Penso se encontram classificadas como aves marinhas, mas creio que não se trata de uma questão de vocação ou natureza, mas sim de circunstância. Por um azar de evolução viram-se ligadas ao mar, mas não há nelas grande convicção acerca do seu estatuto.
Mesmo em dias de bom tempo, preferem a terra e se têm de ir à água, vão antes à ria.
Há alguns anos, nos tempos em que existia muro em Berlim, lembro-me de reparar numa enorme mancha aérea de gaivotas, centenas delas, a voarem aos círculos sobre Vale Caranguejo.

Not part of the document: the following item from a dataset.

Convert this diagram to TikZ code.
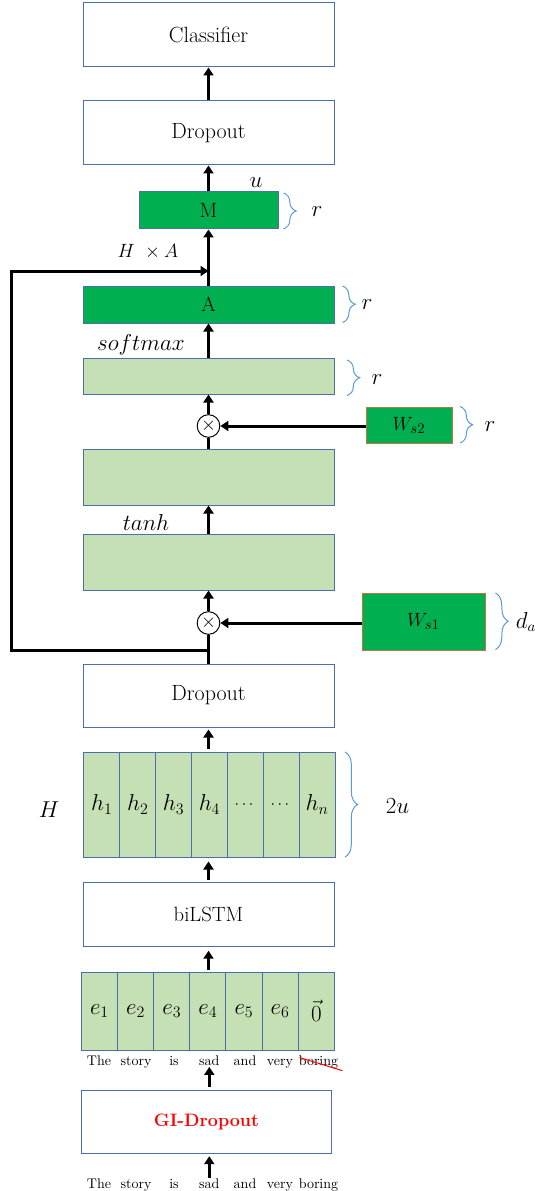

Ao tempo, ali ainda era campo, e a melhor explicação que me deram para o fenómeno era a de que haveria ali uma lixeira da Câmara. A bicharada deslocava-se para lá no Inverno, disseram-me, em busca de comida mais fácil. A explicação satisfazia plenamente quem ma deu, e fazia-o porque era auto-satisfatória. O assunto era de pouco interesse, a pessoa em causa tinha profundos conhecimentos banais sobre ele, na linha de " tempestade no mar, gaivotas em terra"; sabedoria alicerçada em imagens televisivas de gaivotas em festim no meio de montanhas de trampa. A última coisa que que haveria a fazer era confrontar uma teoria tão perfeita com a sua real verificação.
Confesso que também não era para mim, felizmente, uma questão existencial. Mas fui verificando, sobretudo acidentalmente, que aquela descrição simples e até credível, falhava em pequenos pormenores. As gaivotas que se deslocariam para ali fugindo do mau tempo, na realidade estavam ali quase todas as manhãs e fins de tarde. A tal lixeira que me referiram não existia, pelo menos naquele local. As únicas instalações camarárias próximas eram o estaleiro de materiais de construção, que não eram propriamente um petisco, e a estação de tratamento de esgotos. Esta última, mesmo para as gaivotas, também não seria um pronto-a-comer.
Vale Caranguejo era a primeira linha de terrenos agrícolas junto a uma extensão de salinas e sapal que os separava do mar e das ilhas barreira. Perante constatações destas, levantou-se outra explicação que seria a de que, à semelhança das garças, as gaivotas seguiam os tractores, banqueteando-se com os vermes expostos pela terra arada. E vi-as por vezes, de facto, pousadas na terra barrenta da zona. Parecia uma ordem aceitável das coisas.
A área foi entretanto engolida pela cidade. Foram construidas urbanizações, foi renovada a estrada, e implantada uma nova e maior rotunda. Há lá um jardim e construiram o enorme centro comercial que inunda de trânsito a zona, ao fim-de-semana.
Há dias reparei que as gaivotas ainda lá estão, em bandos matinais e em versão vespertina, guinchando, voando em círculos, juntando-se e afastando-se.
Hoje prefiro acreditar que são simplesmente criaturas de hábitos. Aves marinhas por contrariedade, escolheram como espaço para devaneios a primeira franja de terra independente do mar. Marcaram a sua posição e por lá se têm mantido, substituindo os poisos anteriores pelos postes de iluminação e pela cobertura do centro comercial. Talvez não haja explicações melhores. Não se alimentam, não nidificam, não acasalam, não fogem de tempestades. Estão ali porque estão! Acostumaram-se.